Crítica de La camarera Lynn
Hete aquí una de esas películas que sin hacer ruido alguno, acaban implementándose en el recuerdo del espectador. Hete aquí, por tanto, un éxito cinematográfico, entiendo como tal todo lo que vaya más allá del puro beneficio económico. Para su tercera película como realizador de largos (y la primera que nos llegue, si no me equivoco) Ingo Haeb ha querido trabajar a fondo en un único personaje. Todos los esfuerzos a todos los niveles se han centrado en él y, claro, el resultado ha sido notable. La camarera Lynn es, por tanto, la historia de una chica en un punto determinado (brevísimo). Se agarra el rollo entero de su vida, se seleccionan cuatro fotogramas, y se montan. Ya está: hay un pasado fundamental para entender lo que se ve en pantalla, pero excavar en él será cosa del espectador. Y hay un futuro en el que influyen esos cuatro fotogramas, pero tampoco se nos explicará; a lo sumo, se nos dan cuatro piezas y el puzle lo acabamos en casa. Por supuesto, la gran baza del film pasa por un guion lo suficientemente acertado como para que el margen de error sea mínimo. Y es que el verdadero logro de La camarera Lynn pasa por ser una de esas propuestas parcas, mínimas, silenciosas… pero suficientes para contar mucho, muchísimo.
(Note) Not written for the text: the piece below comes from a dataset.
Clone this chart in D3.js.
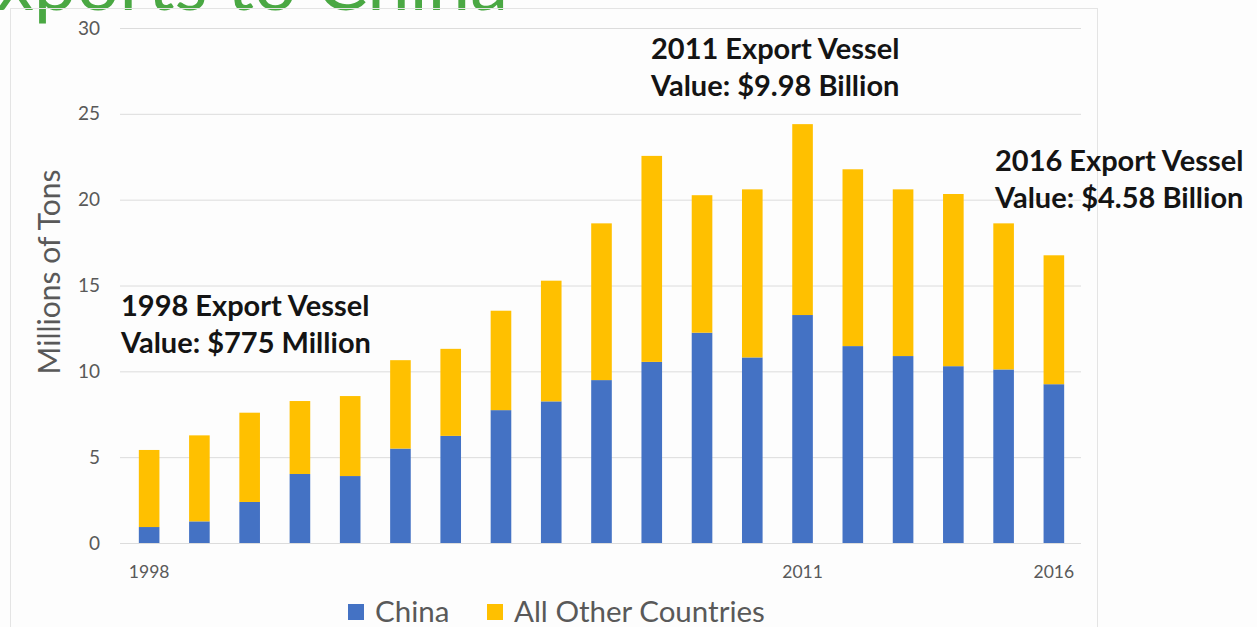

Interpretada con brillantez por Vicky Krieps, Lynn se encarga de la limpieza de un hotel. Su vida laboral es por tanto una monotonía infinita, que empeora con el carácter obsesivo que poco a poco se le va descubriendo. Cuando no está en el trabajo, se va a casa, donde vive sola. Y a veces debe emprender un largo y melancólico viaje en tren para ir a ver a su madre, con quien mantiene una relación gélida, presumiblemente desde siempre. La supuesta válvula de escape consiste en escarceos con el gerente del hotel, que no la satisfacen en absoluto, por lo que en verdad como más disfruta es metiéndose en la piel de los clientes del hotel. Primero, espiando en sus cosas, probándose su ropa, y metiéndose debajo de sus camas. Ahí, Lynn esboza lo que podría ser una sonrisa. Máxime, cuando da con una persona que le revuelve por dentro (lejos de lo que hacen otros medios, optaremos por no desvelar nada más). La camarera Lynn consiste en un seguimiento total a este personaje, violamos su intimidad de la misma manera que ella lo hace con sus clientes, sin apartar la mirada incluso cuando sería lo más pudoroso. No, Haeb nos introduce en su vida hasta la última consecuencia y por ello, apuesta por un realismo constante, explícito. Arriesgado papel, el de Krieps, por exponerla tanto por dentro como por fuera. Pero es que quedarse a medias tintas no hubiera tenido sentido.
Es tal el acercamiento a su vida que no sólo nos metemos en la cama con ella, no sólo parece que participemos de sus escarceos amorosos; es que llegamos a introducirnos también en su subconsciente en alguna que otra ocasión. Y para que lo que importe sea la protagonista principal y solamente ella, Haeb apuesta por una dirección de largos planos y mayores silencios. De fotografía desangelada aun en la pomposidad del hotel. Lynn es silenciosa, y por tanto la película también lo es, consiguiendo desprender las mismas sensaciones por las que se supone que pasa el personaje. Y no pasan sólo por la monotonía y el hastío. Desde una total consecuencia consigo misma, pasa de la monotonía a la excitación, de la apatía al nerviosismo, conforme ella va arriesgando más en su perfil de espía. Conforme su vida adquiere algo de sentido, esperanza cuanto menos.
Infinidad de detalles deliciosos (el susurro al oído de la madre, la total naturalidad de alguna de sus escenas, las miradas, la escena en la bañera) ponen la guinda a una película pequeñita, invisible seguramente a ojos de muchos, pero de lo más recomendable para quien no se conforme con un cubo de palomitas. La camarera Lynn es, a su extrañísima manera, un entrañable canto a la vida, de mensaje esperanzador y, por qué no, de liberación personal. En fin, que vale la pena el esfuerzo.
Trailer de La camarera Lynn
Reseña de La camarera Lynn
En pocas palabras
Película cargada de detalles sutiles, pequeñitos, pero que la hacen crecer hasta convertirse en un precioso canto a la vida, un mensaje la mar de majo y, en definitiva, uno de esos títulos que pasan desapercibidos pero satisfacen plenamente a quien los pesca.